▸ **EXERCISE INSTRUCTIONS**
Repeat each entry word for word. Leave any images out of the copy.

▸ **TASK DATA**
--------------------
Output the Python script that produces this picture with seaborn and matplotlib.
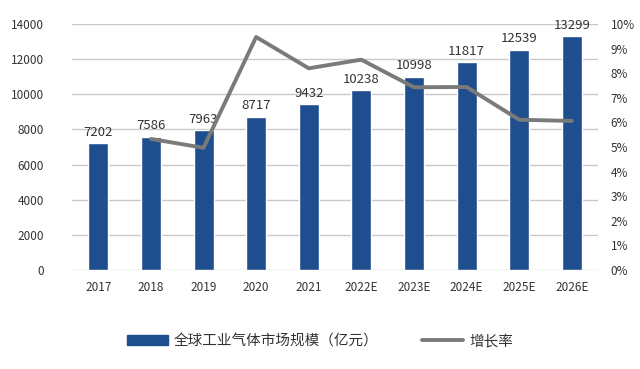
import matplotlib
matplotlib.use('Agg')
import matplotlib.pyplot as plt
import seaborn as sns
import pandas as pd
import numpy as np
from matplotlib.patches import Patch
from matplotlib.lines import Line2D
from matplotlib.ticker import PercentFormatter

# data
years = ['2017', '2018', '2019', '2020', '2021', '2022E', '2023E', '2024E', '2025E', '2026E']
market_size = [7202, 7586, 7963, 8717, 9432, 10238, 10998, 11817, 12539, 13299]
growth_rate = [np.nan, 5.33, 4.97, 9.47, 8.20, 8.55, 7.43, 7.44, 6.11, 6.06]

bar_label = '全球工业气体市场规模（亿元）'
line_label = '增长率'

sns.set_style('white')
plt.rcParams['font.family'] = ['Noto Sans CJK SC', 'DejaVu Sans']

bar_color = '#1F4E8F'
line_color = '#7A7A7A'
text_color = '#333333'

df = pd.DataFrame({'year': years, 'size': market_size, 'growth': growth_rate})

fig = plt.figure(figsize=(6.4, 3.69), dpi=100)
ax = fig.add_axes([0.1125, 0.268, 0.822, 0.667])

sns.barplot(data=df, x='year', y='size', color=bar_color, width=0.38,
            saturation=1, ax=ax, zorder=3)
ax.set_ylim(0, 14000)
ax.set_yticks(range(0, 14001, 2000))
ax.yaxis.grid(True, color='#C8C8C8', linewidth=1, zorder=0)
ax.set_axisbelow(True)
ax.set_xlabel('')
ax.set_ylabel('')
for s in ax.spines.values():
    s.set_visible(False)
ax.tick_params(axis='both', length=0, labelsize=8.5, colors=text_color)
ax.tick_params(axis='y', pad=20)
ax.tick_params(axis='x', pad=8)
ax.set_xlim(-0.5, len(years) - 0.5)

for i, v in enumerate(market_size):
    ax.text(i, v + 250, str(v), ha='center', va='bottom', fontsize=9.5,
            color=text_color, zorder=5)

ax2 = ax.twinx()
sns.lineplot(x=np.arange(len(years)), y=growth_rate, color=line_color,
             linewidth=2.8, ax=ax2, zorder=4)
ax2.set_ylim(0, 10)
ax2.set_yticks(range(0, 11))
ax2.yaxis.set_major_formatter(PercentFormatter(decimals=0))
ax2.tick_params(axis='y', length=0, labelsize=8.5, colors=text_color, pad=9)
for s in ax2.spines.values():
    s.set_visible(False)
ax2.set_xlim(-0.5, len(years) - 0.5)

handles = [Patch(facecolor=bar_color, edgecolor=bar_color, label=bar_label),
           Line2D([0], [0], color=line_color, linewidth=2.8, label=line_label)]
fig.legend(handles=handles, loc='center', bbox_to_anchor=(0.5, 0.075), ncol=2,
           frameon=False, fontsize=10.5, handlelength=2.8, handletextpad=0.4,
           columnspacing=3, labelcolor=text_color)

fig.savefig('out.png', dpi=100, facecolor='white')
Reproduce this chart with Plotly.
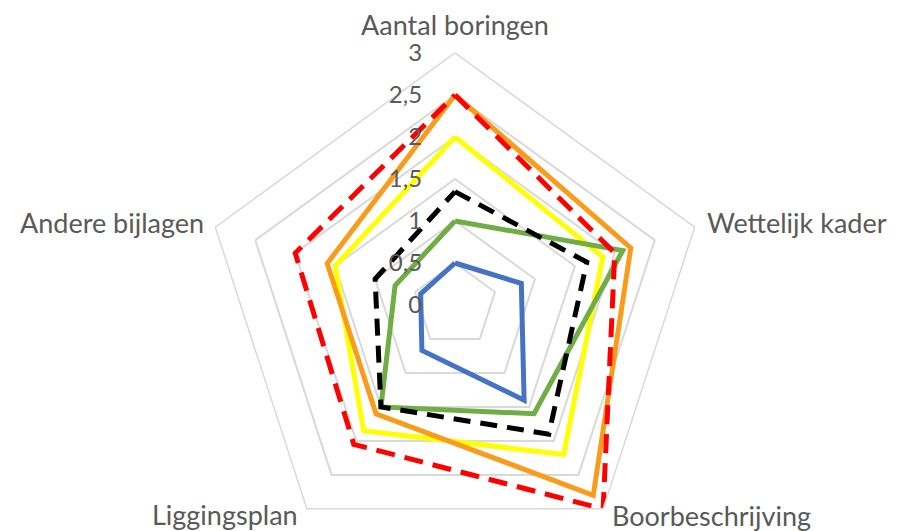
--------------------
▸ **PROBLEM SOLUTION**
Output the Python script that produces this picture with seaborn and matplotlib.
import matplotlib
matplotlib.use('Agg')
import matplotlib.pyplot as plt
import seaborn as sns
import pandas as pd
import numpy as np
from matplotlib.patches import Patch
from matplotlib.lines import Line2D
from matplotlib.ticker import PercentFormatter

# data
years = ['2017', '2018', '2019', '2020', '2021', '2022E', '2023E', '2024E', '2025E', '2026E']
market_size = [7202, 7586, 7963, 8717, 9432, 10238, 10998, 11817, 12539, 13299]
growth_rate = [np.nan, 5.33, 4.97, 9.47, 8.20, 8.55, 7.43, 7.44, 6.11, 6.06]

bar_label = '全球工业气体市场规模（亿元）'
line_label = '增长率'

sns.set_style('white')
plt.rcParams['font.family'] = ['Noto Sans CJK SC', 'DejaVu Sans']

bar_color = '#1F4E8F'
line_color = '#7A7A7A'
text_color = '#333333'

df = pd.DataFrame({'year': years, 'size': market_size, 'growth': growth_rate})

fig = plt.figure(figsize=(6.4, 3.69), dpi=100)
ax = fig.add_axes([0.1125, 0.268, 0.822, 0.667])

sns.barplot(data=df, x='year', y='size', color=bar_color, width=0.38,
            saturation=1, ax=ax, zorder=3)
ax.set_ylim(0, 14000)
ax.set_yticks(range(0, 14001, 2000))
ax.yaxis.grid(True, color='#C8C8C8', linewidth=1, zorder=0)
ax.set_axisbelow(True)
ax.set_xlabel('')
ax.set_ylabel('')
for s in ax.spines.values():
    s.set_visible(False)
ax.tick_params(axis='both', length=0, labelsize=8.5, colors=text_color)
ax.tick_params(axis='y', pad=20)
ax.tick_params(axis='x', pad=8)
ax.set_xlim(-0.5, len(years) - 0.5)

for i, v in enumerate(market_size):
    ax.text(i, v + 250, str(v), ha='center', va='bottom', fontsize=9.5,
            color=text_color, zorder=5)

ax2 = ax.twinx()
sns.lineplot(x=np.arange(len(years)), y=growth_rate, color=line_color,
             linewidth=2.8, ax=ax2, zorder=4)
ax2.set_ylim(0, 10)
ax2.set_yticks(range(0, 11))
ax2.yaxis.set_major_formatter(PercentFormatter(decimals=0))
ax2.tick_params(axis='y', length=0, labelsize=8.5, colors=text_color, pad=9)
for s in ax2.spines.values():
    s.set_visible(False)
ax2.set_xlim(-0.5, len(years) - 0.5)

handles = [Patch(facecolor=bar_color, edgecolor=bar_color, label=bar_label),
           Line2D([0], [0], color=line_color, linewidth=2.8, label=line_label)]
fig.legend(handles=handles, loc='center', bbox_to_anchor=(0.5, 0.075), ncol=2,
           frameon=False, fontsize=10.5, handlelength=2.8, handletextpad=0.4,
           columnspacing=3, labelcolor=text_color)

fig.savefig('out.png', dpi=100, facecolor='white')
Reproduce this chart with Plotly.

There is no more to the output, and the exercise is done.